**Instructions to follow:**
Exactly as they appear, output all of the records. Skip any images.

Entries with chart source code
^^^^

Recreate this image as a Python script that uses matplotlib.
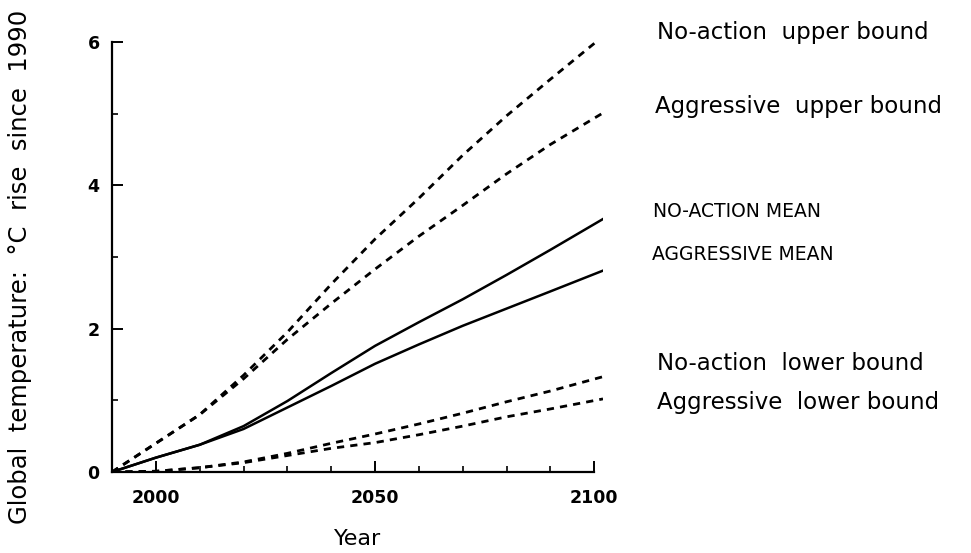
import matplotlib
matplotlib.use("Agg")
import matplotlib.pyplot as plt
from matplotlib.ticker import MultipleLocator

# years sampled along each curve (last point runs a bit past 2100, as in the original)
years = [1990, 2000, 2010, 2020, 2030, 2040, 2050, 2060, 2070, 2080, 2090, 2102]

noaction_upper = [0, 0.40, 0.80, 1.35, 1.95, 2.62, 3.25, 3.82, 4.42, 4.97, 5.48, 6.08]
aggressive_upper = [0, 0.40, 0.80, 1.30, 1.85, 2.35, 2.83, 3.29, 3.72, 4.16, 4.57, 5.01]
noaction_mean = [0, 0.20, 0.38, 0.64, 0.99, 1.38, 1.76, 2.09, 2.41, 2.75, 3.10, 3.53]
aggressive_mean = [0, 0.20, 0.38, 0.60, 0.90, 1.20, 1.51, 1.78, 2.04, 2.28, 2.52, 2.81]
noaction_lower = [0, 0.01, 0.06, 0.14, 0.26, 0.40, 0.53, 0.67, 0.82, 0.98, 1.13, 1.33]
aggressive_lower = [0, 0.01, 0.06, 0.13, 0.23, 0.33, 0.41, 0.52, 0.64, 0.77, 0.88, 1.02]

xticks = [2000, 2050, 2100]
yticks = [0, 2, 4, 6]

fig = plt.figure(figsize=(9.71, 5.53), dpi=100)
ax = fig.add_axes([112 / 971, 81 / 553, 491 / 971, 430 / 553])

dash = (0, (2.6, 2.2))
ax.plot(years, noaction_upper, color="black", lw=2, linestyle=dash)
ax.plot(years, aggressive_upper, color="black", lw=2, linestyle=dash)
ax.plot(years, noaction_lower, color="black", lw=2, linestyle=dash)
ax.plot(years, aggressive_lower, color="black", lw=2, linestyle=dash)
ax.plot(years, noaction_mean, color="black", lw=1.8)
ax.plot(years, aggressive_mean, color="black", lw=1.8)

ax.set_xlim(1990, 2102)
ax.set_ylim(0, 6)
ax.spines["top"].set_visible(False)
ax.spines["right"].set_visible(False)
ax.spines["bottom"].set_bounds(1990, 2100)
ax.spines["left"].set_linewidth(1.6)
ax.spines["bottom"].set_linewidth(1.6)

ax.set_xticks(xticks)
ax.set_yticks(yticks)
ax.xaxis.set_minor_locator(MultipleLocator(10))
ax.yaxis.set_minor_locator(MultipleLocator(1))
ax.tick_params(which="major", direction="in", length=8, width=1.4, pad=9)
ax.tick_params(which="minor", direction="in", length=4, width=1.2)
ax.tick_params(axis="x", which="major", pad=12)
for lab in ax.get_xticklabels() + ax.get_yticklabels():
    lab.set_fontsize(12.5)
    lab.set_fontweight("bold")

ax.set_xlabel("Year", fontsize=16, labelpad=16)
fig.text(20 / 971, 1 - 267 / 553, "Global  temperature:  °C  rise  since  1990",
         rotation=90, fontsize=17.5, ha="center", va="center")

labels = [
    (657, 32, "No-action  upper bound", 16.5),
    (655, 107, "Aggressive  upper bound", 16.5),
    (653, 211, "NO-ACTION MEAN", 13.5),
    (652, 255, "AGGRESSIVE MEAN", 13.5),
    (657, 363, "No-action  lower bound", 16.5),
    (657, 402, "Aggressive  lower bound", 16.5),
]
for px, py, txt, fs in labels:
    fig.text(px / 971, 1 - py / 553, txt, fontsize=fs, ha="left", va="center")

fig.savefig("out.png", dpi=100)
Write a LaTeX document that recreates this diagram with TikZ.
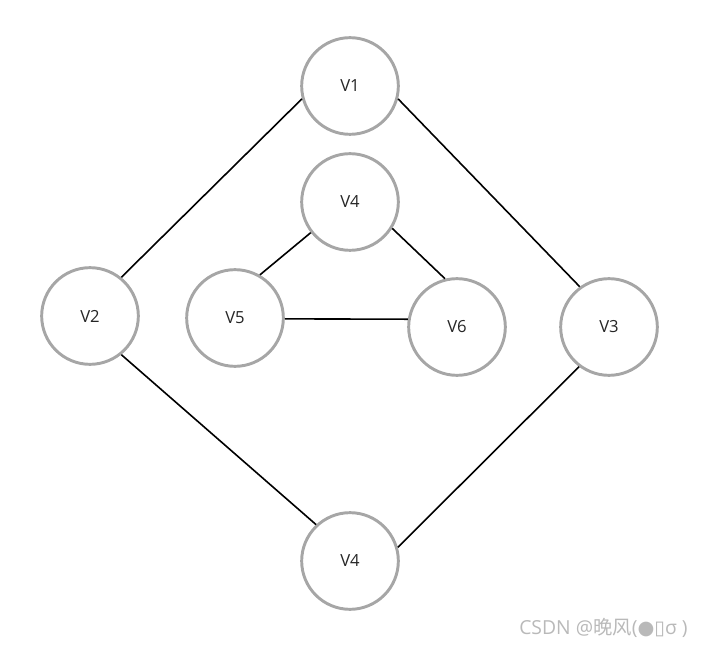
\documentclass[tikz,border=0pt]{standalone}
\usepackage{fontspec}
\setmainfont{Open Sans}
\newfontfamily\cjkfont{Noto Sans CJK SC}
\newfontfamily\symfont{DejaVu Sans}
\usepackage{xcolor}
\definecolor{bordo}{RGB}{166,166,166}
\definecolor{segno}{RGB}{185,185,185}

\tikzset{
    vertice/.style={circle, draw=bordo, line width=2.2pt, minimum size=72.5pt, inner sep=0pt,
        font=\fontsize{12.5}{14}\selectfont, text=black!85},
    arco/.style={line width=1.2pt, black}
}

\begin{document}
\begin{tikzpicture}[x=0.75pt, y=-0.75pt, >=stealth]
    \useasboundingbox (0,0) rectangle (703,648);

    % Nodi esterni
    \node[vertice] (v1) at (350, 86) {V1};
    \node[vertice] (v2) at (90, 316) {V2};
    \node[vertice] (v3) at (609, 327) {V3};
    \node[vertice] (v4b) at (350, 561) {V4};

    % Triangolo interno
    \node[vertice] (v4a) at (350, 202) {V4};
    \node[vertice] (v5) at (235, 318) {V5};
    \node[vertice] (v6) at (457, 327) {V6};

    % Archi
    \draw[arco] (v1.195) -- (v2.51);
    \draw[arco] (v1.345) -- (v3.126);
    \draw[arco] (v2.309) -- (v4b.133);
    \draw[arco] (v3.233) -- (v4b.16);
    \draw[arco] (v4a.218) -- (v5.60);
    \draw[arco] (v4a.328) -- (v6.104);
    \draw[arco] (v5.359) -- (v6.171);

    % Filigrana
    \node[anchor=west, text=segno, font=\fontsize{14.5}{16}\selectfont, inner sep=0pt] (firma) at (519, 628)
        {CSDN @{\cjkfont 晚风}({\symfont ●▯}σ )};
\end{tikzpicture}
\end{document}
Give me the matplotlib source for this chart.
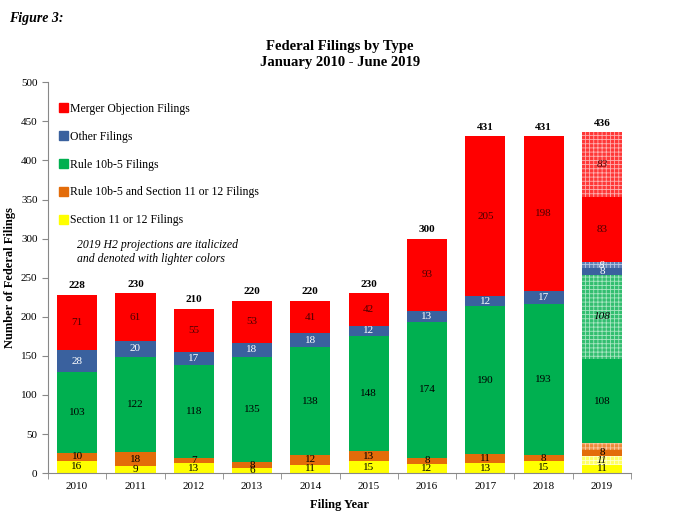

^^^^

**Solution to the exercise:**
Recreate this image as a Python script that uses matplotlib.
import matplotlib
matplotlib.use("Agg")
import matplotlib.pyplot as plt
from matplotlib.ticker import MultipleLocator

# years sampled along each curve (last point runs a bit past 2100, as in the original)
years = [1990, 2000, 2010, 2020, 2030, 2040, 2050, 2060, 2070, 2080, 2090, 2102]

noaction_upper = [0, 0.40, 0.80, 1.35, 1.95, 2.62, 3.25, 3.82, 4.42, 4.97, 5.48, 6.08]
aggressive_upper = [0, 0.40, 0.80, 1.30, 1.85, 2.35, 2.83, 3.29, 3.72, 4.16, 4.57, 5.01]
noaction_mean = [0, 0.20, 0.38, 0.64, 0.99, 1.38, 1.76, 2.09, 2.41, 2.75, 3.10, 3.53]
aggressive_mean = [0, 0.20, 0.38, 0.60, 0.90, 1.20, 1.51, 1.78, 2.04, 2.28, 2.52, 2.81]
noaction_lower = [0, 0.01, 0.06, 0.14, 0.26, 0.40, 0.53, 0.67, 0.82, 0.98, 1.13, 1.33]
aggressive_lower = [0, 0.01, 0.06, 0.13, 0.23, 0.33, 0.41, 0.52, 0.64, 0.77, 0.88, 1.02]

xticks = [2000, 2050, 2100]
yticks = [0, 2, 4, 6]

fig = plt.figure(figsize=(9.71, 5.53), dpi=100)
ax = fig.add_axes([112 / 971, 81 / 553, 491 / 971, 430 / 553])

dash = (0, (2.6, 2.2))
ax.plot(years, noaction_upper, color="black", lw=2, linestyle=dash)
ax.plot(years, aggressive_upper, color="black", lw=2, linestyle=dash)
ax.plot(years, noaction_lower, color="black", lw=2, linestyle=dash)
ax.plot(years, aggressive_lower, color="black", lw=2, linestyle=dash)
ax.plot(years, noaction_mean, color="black", lw=1.8)
ax.plot(years, aggressive_mean, color="black", lw=1.8)

ax.set_xlim(1990, 2102)
ax.set_ylim(0, 6)
ax.spines["top"].set_visible(False)
ax.spines["right"].set_visible(False)
ax.spines["bottom"].set_bounds(1990, 2100)
ax.spines["left"].set_linewidth(1.6)
ax.spines["bottom"].set_linewidth(1.6)

ax.set_xticks(xticks)
ax.set_yticks(yticks)
ax.xaxis.set_minor_locator(MultipleLocator(10))
ax.yaxis.set_minor_locator(MultipleLocator(1))
ax.tick_params(which="major", direction="in", length=8, width=1.4, pad=9)
ax.tick_params(which="minor", direction="in", length=4, width=1.2)
ax.tick_params(axis="x", which="major", pad=12)
for lab in ax.get_xticklabels() + ax.get_yticklabels():
    lab.set_fontsize(12.5)
    lab.set_fontweight("bold")

ax.set_xlabel("Year", fontsize=16, labelpad=16)
fig.text(20 / 971, 1 - 267 / 553, "Global  temperature:  °C  rise  since  1990",
         rotation=90, fontsize=17.5, ha="center", va="center")

labels = [
    (657, 32, "No-action  upper bound", 16.5),
    (655, 107, "Aggressive  upper bound", 16.5),
    (653, 211, "NO-ACTION MEAN", 13.5),
    (652, 255, "AGGRESSIVE MEAN", 13.5),
    (657, 363, "No-action  lower bound", 16.5),
    (657, 402, "Aggressive  lower bound", 16.5),
]
for px, py, txt, fs in labels:
    fig.text(px / 971, 1 - py / 553, txt, fontsize=fs, ha="left", va="center")

fig.savefig("out.png", dpi=100)
Write a LaTeX document that recreates this diagram with TikZ.
\documentclass[tikz,border=0pt]{standalone}
\usepackage{fontspec}
\setmainfont{Open Sans}
\newfontfamily\cjkfont{Noto Sans CJK SC}
\newfontfamily\symfont{DejaVu Sans}
\usepackage{xcolor}
\definecolor{bordo}{RGB}{166,166,166}
\definecolor{segno}{RGB}{185,185,185}

\tikzset{
    vertice/.style={circle, draw=bordo, line width=2.2pt, minimum size=72.5pt, inner sep=0pt,
        font=\fontsize{12.5}{14}\selectfont, text=black!85},
    arco/.style={line width=1.2pt, black}
}

\begin{document}
\begin{tikzpicture}[x=0.75pt, y=-0.75pt, >=stealth]
    \useasboundingbox (0,0) rectangle (703,648);

    % Nodi esterni
    \node[vertice] (v1) at (350, 86) {V1};
    \node[vertice] (v2) at (90, 316) {V2};
    \node[vertice] (v3) at (609, 327) {V3};
    \node[vertice] (v4b) at (350, 561) {V4};

    % Triangolo interno
    \node[vertice] (v4a) at (350, 202) {V4};
    \node[vertice] (v5) at (235, 318) {V5};
    \node[vertice] (v6) at (457, 327) {V6};

    % Archi
    \draw[arco] (v1.195) -- (v2.51);
    \draw[arco] (v1.345) -- (v3.126);
    \draw[arco] (v2.309) -- (v4b.133);
    \draw[arco] (v3.233) -- (v4b.16);
    \draw[arco] (v4a.218) -- (v5.60);
    \draw[arco] (v4a.328) -- (v6.104);
    \draw[arco] (v5.359) -- (v6.171);

    % Filigrana
    \node[anchor=west, text=segno, font=\fontsize{14.5}{16}\selectfont, inner sep=0pt] (firma) at (519, 628)
        {CSDN @{\cjkfont 晚风}({\symfont ●▯}σ )};
\end{tikzpicture}
\end{document}
Give me the matplotlib source for this chart.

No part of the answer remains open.